El 92 nos trajo Goles son amores, Inocente inocente, La máquina de la verdad, ¡Hola, Raffaella!, Bellezas al agua y el mítico Quién sabe dónde. Este último no se emitió en verano, pero en ese 1992 nos dejó el eco del famoso niño pintor de Málaga. Ese año también cambió el anime emitido en nuestra televisión de la inocencia que pudieran tener Pequeño Lord, La flor de los siete colores, La magia de Emi o Bésame Licia por series con un toque picante más evidente, como Ranma ½ o Cazador. ¿Los emitieron por la resaca postolimpiadas? No. Probablemente los compraron sin pararse a ver de qué trataban.
De la lentejuela al dos piezas. Del dos piezas a la crónica tremebunda. De esta, al corazón, y del corazón, a la telebasura.

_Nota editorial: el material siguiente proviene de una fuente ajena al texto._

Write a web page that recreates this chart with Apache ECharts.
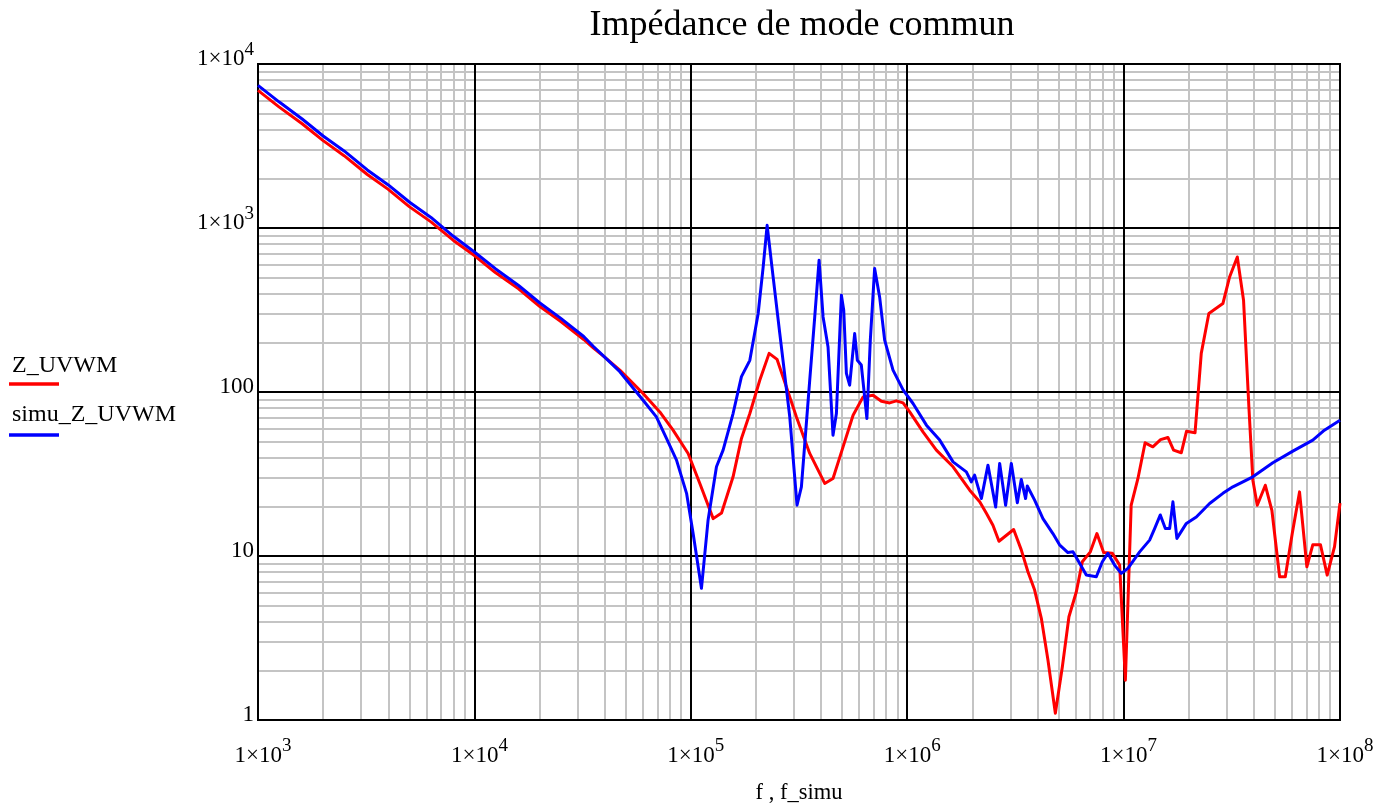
<!DOCTYPE html>
<html>
<head>
<meta charset="utf-8">
<title>Impédance de mode commun</title>
<script src="https://cdn.jsdelivr.net/npm/echarts@6/dist/echarts.min.js"></script>
<style>
  html, body { margin: 0; padding: 0; background: #ffffff; }
  #chart { width: 1378px; height: 810px; }
</style>
</head>
<body>
<div id="chart"></div>
<script>
// Measured common-mode impedance Z_UVWM (Ohm) versus frequency f (Hz)
const freqMeas = [1000, 1250, 1600, 2000, 2500, 3200, 4000, 5000, 6300, 8000,
  10000, 12500, 16000, 20000, 25000, 32000, 35400, 40000, 47000, 60200,
  71900, 82800, 97200, 110100, 126900, 138700, 156800, 171400, 187400, 208300,
  230100, 250500, 276800, 307700, 354500, 415800, 454100, 505400, 562200, 625400,
  695700, 760000, 830000, 891000, 957000, 1027000, 1183000, 1364000, 1629000, 1945000,
  2163000, 2322000, 2490000, 2655000, 3104000, 3366000, 3613000, 3880000, 4167000, 4471000,
  4837000, 5212000, 5590000, 6049000, 6446000, 7020000, 7528000, 8088000, 8871000, 9589000,
  10190000, 10840000, 11650000, 12570000, 13650000, 14820000, 16020000, 17020000, 18470000, 19540000,
  21390000, 22850000, 24770000, 28760000, 30890000, 33530000, 35830000, 37930000, 39560000, 41460000,
  45180000, 48440000, 52600000, 55870000, 60160000, 65010000, 70290000, 74850000, 81250000, 87260000,
  94350000, 100000000];
const zMeas = [6900, 5480, 4320, 3410, 2760, 2120, 1720, 1350, 1090, 840,
  680, 535, 426, 333, 270, 209, 186, 163, 136, 97.9,
  75.6, 58.5, 42.2, 27.7, 16.9, 18.3, 30.4, 52.1, 73.9, 118,
  172, 158, 107, 70.5, 42.2, 27.7, 29.7, 46.3, 72.2, 93.4,
  95.6, 87.9, 85.8, 88.3, 85.8, 75.6, 57.1, 44.2, 35.0, 25.2,
  21.4, 18.2, 15.4, 12.3, 14.5, 10.9, 8.01, 6.20, 4.17, 2.32,
  1.10, 2.11, 4.26, 6.05, 9.22, 10.6, 13.7, 10.5, 10.4, 8.80,
  1.75, 20.4, 29.7, 49.0, 46.3, 51.2, 52.8, 44.2, 42.6, 57.7,
  56.5, 172, 301, 346, 503, 666, 363, 81.2, 29.0, 20.4,
  27.0, 19.0, 7.47, 7.47, 13.7, 24.6, 8.60, 11.7, 11.7, 7.65,
  11.4, 21];

// Simulated common-mode impedance simu_Z_UVWM (Ohm) versus frequency f_simu (Hz)
const freqSimu = [1000, 1250, 1600, 2000, 2500, 3200, 4000, 5000, 6300, 8000,
  10000, 12500, 16000, 20000, 25000, 32000, 35400, 40000, 47000, 60200,
  69330, 77200, 85900, 95600, 102500, 112000, 120200, 131400, 141000, 156800,
  171400, 187400, 204800, 216000, 225300, 240100, 257800, 286600, 309600, 324400,
  354500, 373900, 391600, 408600, 430700, 454100, 470800, 496500, 509000, 523600,
  542100, 571800, 588400, 613700, 651300, 675400, 707100, 745700, 786700, 859900,
  957000, 1064000, 1227000, 1413000, 1629000, 1876000, 1978000, 2049000, 2202000, 2362000,
  2563000, 2675000, 2850000, 3028000, 3228000, 3366000, 3524000, 3589000, 3880000, 4239000,
  4713000, 5058000, 5528000, 5835000, 6262000, 6725000, 7481000, 7975000, 8460000, 9085000,
  9755000, 10470000, 11860000, 13190000, 13910000, 14780000, 15590000, 16320000, 16900000, 17630000,
  19500000, 21680000, 24970000, 28760000, 31990000, 39560000, 48940000, 60560000, 74850000, 84720000,
  100000000];
const zSimu = [7410, 5880, 4620, 3640, 2950, 2260, 1830, 1440, 1160, 890,
  714, 565, 446, 350, 282, 218, 190, 163, 133, 89.1,
  70.5, 52.1, 38.4, 24.1, 13.7, 6.35, 16.6, 35.0, 44.2, 73.9,
  124, 156, 301, 579, 1038, 503, 227, 70.5, 20.4, 26.4,
  118, 287, 636, 287, 188, 54.5, 73.9, 389, 315, 130,
  110, 227, 156, 146, 68.9, 207, 566, 380, 207, 136,
  103, 85.1, 62.8, 50.9, 37.5, 32.6, 28.3, 31.1, 22.4, 35.8,
  19.9, 36.7, 20.4, 36.7, 21.1, 29.3, 22.4, 26.7, 21.9, 16.9,
  13.7, 11.7, 10.5, 10.6, 9.02, 7.65, 7.47, 9.22, 10.4, 8.80,
  7.83, 8.40, 10.6, 12.5, 14.7, 17.8, 14.7, 14.7, 21.4, 12.8,
  15.8, 17.3, 20.9, 24.1, 26.4, 30.4, 37.0, 43.6, 50.9, 58.5,
  67.3];

// Decade tick values of both logarithmic axes
const xDecades = [1e3, 1e4, 1e5, 1e6, 1e7, 1e8];
const yDecades = [1, 10, 100, 1e3, 1e4];

const seriesNames = ['Z_UVWM', 'simu_Z_UVWM'];
const seriesColors = ['#ff0000', '#0000ff'];
const titleText = 'Impédance de mode commun';
const xAxisTitle = 'f , f_simu';

const FONT = '"Liberation Serif", "Times New Roman", serif';

// Grid lines at 2..9 times each decade
function minorValues(decades) {
  const out = [];
  for (let i = 0; i < decades.length - 1; i++) {
    for (let k = 2; k <= 9; k++) out.push(decades[i] * k);
  }
  return out;
}

// "1×10" with a raised exponent; p pads the left so the mantissa sits centred on the tick
const labelRich = {
  p: { width: 10, fontSize: 23, lineHeight: 30 },
  b: { fontFamily: FONT, fontSize: 23, color: '#000', lineHeight: 30, verticalAlign: 'bottom' },
  e: { fontFamily: FONT, fontSize: 19, color: '#000', lineHeight: 19, verticalAlign: 'top' }
};

function decadeLabel(v, plainBelow, pad) {
  const e = Math.round(Math.log10(v));
  if (e <= plainBelow) return '{b|' + String(Math.round(v)) + '}';
  return (pad ? '{p|}' : '') + '{b|1×10}{e|' + e + '}';
}

function gridLineSeries(xs, ys, color, z) {
  return {
    type: 'line',
    data: [],
    silent: true,
    z: z,
    markLine: {
      silent: true,
      animation: false,
      symbol: ['none', 'none'],
      label: { show: false },
      emphasis: { disabled: true },
      lineStyle: { color: color, width: 2, type: 'solid' },
      data: xs.map(v => ({ xAxis: v })).concat(ys.map(v => ({ yAxis: v })))
    }
  };
}

function curveSeries(name, xs, ys, color, z) {
  return {
    name: name,
    type: 'line',
    data: xs.map((f, i) => [f, ys[i]]),
    symbol: 'none',
    showSymbol: false,
    clip: true,
    z: z,
    lineStyle: { color: color, width: 3, join: 'round' },
    itemStyle: { color: color },
    emphasis: { disabled: true }
  };
}

const chart = echarts.init(document.getElementById('chart'), null, { renderer: 'canvas' });

const option = {
  animation: false,
  backgroundColor: '#ffffff',
  title: {
    text: titleText,
    left: 797,
    top: 3,
    textAlign: 'center',
    textStyle: { fontFamily: FONT, fontSize: 36, fontWeight: 'normal', color: '#000' }
  },
  grid: {
    left: 258, right: 38, top: 64, bottom: 90,
    show: true, borderColor: '#000', borderWidth: 2, backgroundColor: 'transparent'
  },
  xAxis: {
    type: 'log', logBase: 10, min: 1e3, max: 1e8, splitNumber: 5,
    axisLine: { show: false }, axisTick: { show: false }, splitLine: { show: false },
    axisLabel: {
      margin: 17,
      formatter: v => decadeLabel(v, -1, true),
      rich: labelRich
    },
    name: xAxisTitle,
    nameLocation: 'middle',
    nameGap: 62,
    nameTextStyle: { fontFamily: FONT, fontSize: 22.5, color: '#000' }
  },
  yAxis: {
    type: 'log', logBase: 10, min: 1, max: 1e4, splitNumber: 4,
    axisLine: { show: false }, axisTick: { show: false }, splitLine: { show: false },
    axisLabel: {
      margin: 4,
      padding: [0, 0, 17, 0],
      formatter: v => decadeLabel(v, 2, false),
      rich: labelRich
    }
  },
  graphic: [
    { type: 'text', left: 12, top: 354, style: { text: seriesNames[0], font: '24px ' + FONT, fill: '#000' } },
    { type: 'line', shape: { x1: 9, y1: 384, x2: 59, y2: 384 }, style: { stroke: seriesColors[0], lineWidth: 3.5 } },
    { type: 'text', left: 12, top: 403, style: { text: seriesNames[1], font: '24px ' + FONT, fill: '#000' } },
    { type: 'line', shape: { x1: 9, y1: 435, x2: 59, y2: 435 }, style: { stroke: seriesColors[1], lineWidth: 3.5 } }
  ],
  series: [
    gridLineSeries(minorValues(xDecades), minorValues(yDecades), '#c4c4c4', 1),
    gridLineSeries(xDecades, yDecades, '#000000', 2),
    curveSeries(seriesNames[0], freqMeas, zMeas, seriesColors[0], 5),
    curveSeries(seriesNames[1], freqSimu, zSimu, seriesColors[1], 6)
  ]
};

chart.setOption(option);
</script>
</body>
</html>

Al tercer mandato de Felipe González le quedaba aún un año, aunque la salida de Alfonso Guerra del Gobierno, y el escándalo de Filesa, ya habían impactado en la línea de flotación del PSOE. Entre el optimista verano de 1991 a los aires ya otoñales del año siguiente pasaron muchas cosas, pero los que éramos niños entonces no las veíamos. Solo notábamos, sin saber, cómo la tele cambiaba. Y nosotros, sin darnos cuenta, también cambiábamos. El verano pronto dejaría de consistir en juego, lecturas, y dibujos animados. Yo pasé de ser una persona feliz a no serlo en absoluto. Y en eso consiste tomar conciencia de las cosas tal y como son. Una vez que ves el trampantojo, ya no puedes ignorarlo.